Warning: I am mounting my little soap-box. If you have strong views on Christmas, you may find this post objectionable!

My childhood Christmases below the Sahara were low-key. Four people singing carols around a tiny Casio keyboard. A small prayer-time. Eating my mother’s ‘paal-choru’ (milk rice). Exchanging visits with expatriate neighbours, mostly non-Christian. Hardly any Christmas decorations. Inexpensive gifts exchanged between families – perhaps a box of chocolates for some Christmas cake. It is possible my memory is playing tricks on me, but I am fairly certain that if I was given a gift, it was for my birthday – not Christmas. I remember reading books about Christmases overseas, longing for that opulent glow.

I now live in a city where that opulence is easy to create. How incongruous that here many find Christmas difficult. Budgets, already strained, crack under the weight of Christmas trappings. We try to capture something we once had, or longed to have. For those who have lost loved ones, grief is keener at Christmas. The pain of a broken family is more intense, as children miss out on Christmas with one, or both, parents. We feel disconnected from society in some way – lonely.

As I chat with people, loneliness is named most often as the reason why people find Christmas difficult.

It’s easy to say lonely people have the wrong perspective. Let’s look deeper. Our letter-boxes contain sales catalogues with jewellery that lovers can exchange for Christmas, spa packages for couples, and menus for the family roast. We walk into shopping centres filled with people rushing, pushing, bumping, focused on making their Christmas perfect. Around the corner are pictures of starry-eyed children singing Christmas carols. The television airs movies about love, and families. Everything seems geared up to tell those feeling they have not, how much they are missing out on.

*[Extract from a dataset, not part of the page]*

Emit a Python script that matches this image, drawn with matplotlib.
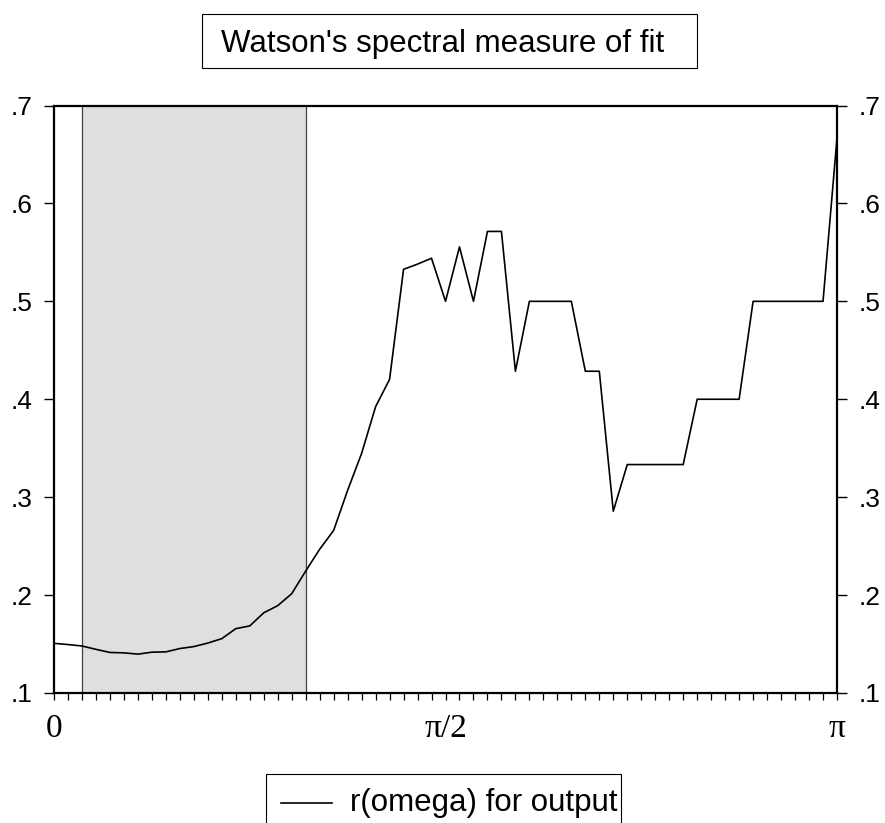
import numpy as np
import matplotlib
matplotlib.use("Agg")
import matplotlib.pyplot as plt
from matplotlib.patches import Rectangle
from matplotlib.lines import Line2D

# ---- data ----
n_intervals = 56
r_omega = [0.1507, 0.1495, 0.1480, 0.1446, 0.1414, 0.1410, 0.1397, 0.1417, 0.1420,
           0.1454, 0.1474, 0.1510, 0.1555, 0.1657, 0.1685, 0.1819, 0.1892, 0.2014,
           0.2245, 0.2468, 0.2660, 0.3070, 0.3447, 0.3924, 0.4203, 0.5327, 0.5380,
           0.5440, 0.5000, 0.5556, 0.5000, 0.5714, 0.5714, 0.4286, 0.5000, 0.5000,
           0.5000, 0.5000, 0.4286, 0.4286, 0.2857, 0.3333, 0.3333, 0.3333, 0.3333,
           0.3333, 0.4000, 0.4000, 0.4000, 0.4000, 0.5000, 0.5000, 0.5000, 0.5000,
           0.5000, 0.5000, 0.6667]
band_index = [2, 18]
y_ticks = [0.1, 0.2, 0.3, 0.4, 0.5, 0.6, 0.7]
y_ticklabels = [".1", ".2", ".3", ".4", ".5", ".6", ".7"]
x_label_pos = {0: "0", 28: "π/2", 56: "π"}
title = "Watson's spectral measure of fit"
legend_label = "r(omega) for output"

omega = np.pi * np.arange(len(r_omega)) / n_intervals
band_lo = np.pi * band_index[0] / n_intervals
band_hi = np.pi * band_index[1] / n_intervals

W, H = 885, 823
fig = plt.figure(figsize=(W / 100, H / 100), dpi=100)
plt.rcParams['font.family'] = ['Liberation Sans', 'DejaVu Sans']

L, R, T, B = 54, 837, 105.5, 693
ax = fig.add_axes([L / W, 1 - B / H, (R - L) / W, (B - T) / H])

ax.axvspan(band_lo, band_hi, color='#dfdfdf', lw=0, zorder=0)
for xv in (band_lo, band_hi):
    ax.axvline(xv, color='#404040', lw=0.9, zorder=1)

ax.plot(omega, r_omega, color='black', lw=1.2, zorder=3)

ax.set_xlim(0, np.pi)
ax.set_ylim(0.1, 0.7)

for s in ax.spines.values():
    s.set_linewidth(1.6)
    s.set_zorder(5)

ax.set_xticks(omega)
ax.set_xticklabels([x_label_pos.get(i, "") for i in range(len(omega))],
                   fontsize=24, family=['Liberation Serif', 'DejaVu Serif'])
ax.tick_params(axis='x', direction='out', length=5, width=0.9, pad=10)

ax.set_yticks(y_ticks)
ax.set_yticklabels(y_ticklabels, fontsize=19)
ax.tick_params(axis='y', which='both', direction='out', length=7.5, width=1.0,
               left=True, right=True, labelleft=True, labelright=True, pad=8)
for t in ax.yaxis.get_major_ticks():
    t.label2.set_fontsize(19)

# title box
fig.patches.append(Rectangle((202 / W, 1 - 68 / H), 495 / W, 54 / H, transform=fig.transFigure,
                             fill=False, edgecolor='black', lw=0.8))
fig.text(221 / W, 1 - 52 / H, title, fontsize=22.5, ha='left', va='baseline')

# legend box
fig.patches.append(Rectangle((266 / W, -10 / H), 355 / W, (823 - 774 + 10) / H,
                             transform=fig.transFigure, fill=False, edgecolor='black', lw=0.8))
fig.lines.append(Line2D([281 / W, 332 / W], [1 - 803 / H, 1 - 803 / H],
                        transform=fig.transFigure, color='black', lw=1.2))
fig.text(350 / W, 1 - 811 / H, legend_label, fontsize=22.5, ha='left', va='baseline')

fig.savefig("out.png", dpi=100)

If we are using this time to celebrate Christ’s birth: let’s get with it! Christmas is not about the ‘haves’, it’s a celebration for the ‘have-nots’. If we could transport ourselves to Jesus’ birth, what would we find? A poor family. A conservative society. The shame of an unwanted pregnancy. The prospect of being stoned to death. Whispers of illegitimacy that would haunt the child for life. A heavily pregnant girl enduring a long, bumpy journey on a donkey. Ending in that incredibly painful exercise called ‘giving birth’ – not at home, not even in hired lodgings, but in an uncomfortable cattle-shelter, in a strange town. So poor, so lonely, there was no bed to lay the tiny newborn – just a cattle-trough. Then suddenly turning into refugees fleeing a ruthless leader. Culminating, some thirty years later, in a torturous, humiliating death.

All for what?

In my humble opinion, so God could come for the have-nots.

Don’t get me wrong. I enjoy the presents, food, and starry-eyed children – but they are so fleeting, and don’t make people immune to pain. We all nod wisely and agree that it’s not about the gifts. At the risk of sounding blasphemous, Christmas is not even about family! Neither is it about getting together with like-minded folks. If God had decided to hang out only with agreeable heavenly beings, where would we all be?

What do we really need to celebrate Christmas?


8 Responses to “What’s the big deal about Christmas?”

  1. Great post. It really does question the very essence of today’s commercialized Christmas!

  2. Thanks! :-)

    BTW, just realised what your email address is… so evocative.

  3. Thank you for being ‘brave’ enough to post this view of Christmas. It’s refreshing!!

  4. Thankyou! 50% of my friends weren’t looking forward to Christmas. That is a huge percentage. Or maybe it’s just me and my friends! :-)

    By the way, I am slowly reading through your blog, and enjoying it!

  5. Awesome article! Thank you for challenging our tokenistic attitudes towards the “real reason for the season” and exposing our true expectations which are pinned on the buzz and symbols of the holiday.

  6. Thanks childofprussia!

    Yes, as humans, we tend to focus on the tokens rather than the reasons for those tokens. It’s a fine balancing act :-)

  7. Amen! Infact, after several “opulant” decades of Christmases, our family is going back to the basics of when we were all young and between Australia and America. We are now making each other a gift and “exchanging” them. Much easier to focus on what the season is all about.

  8. Thanks Carol! It sounds like your new family tradition very sensibly takes some of the pre-Christmas stress away.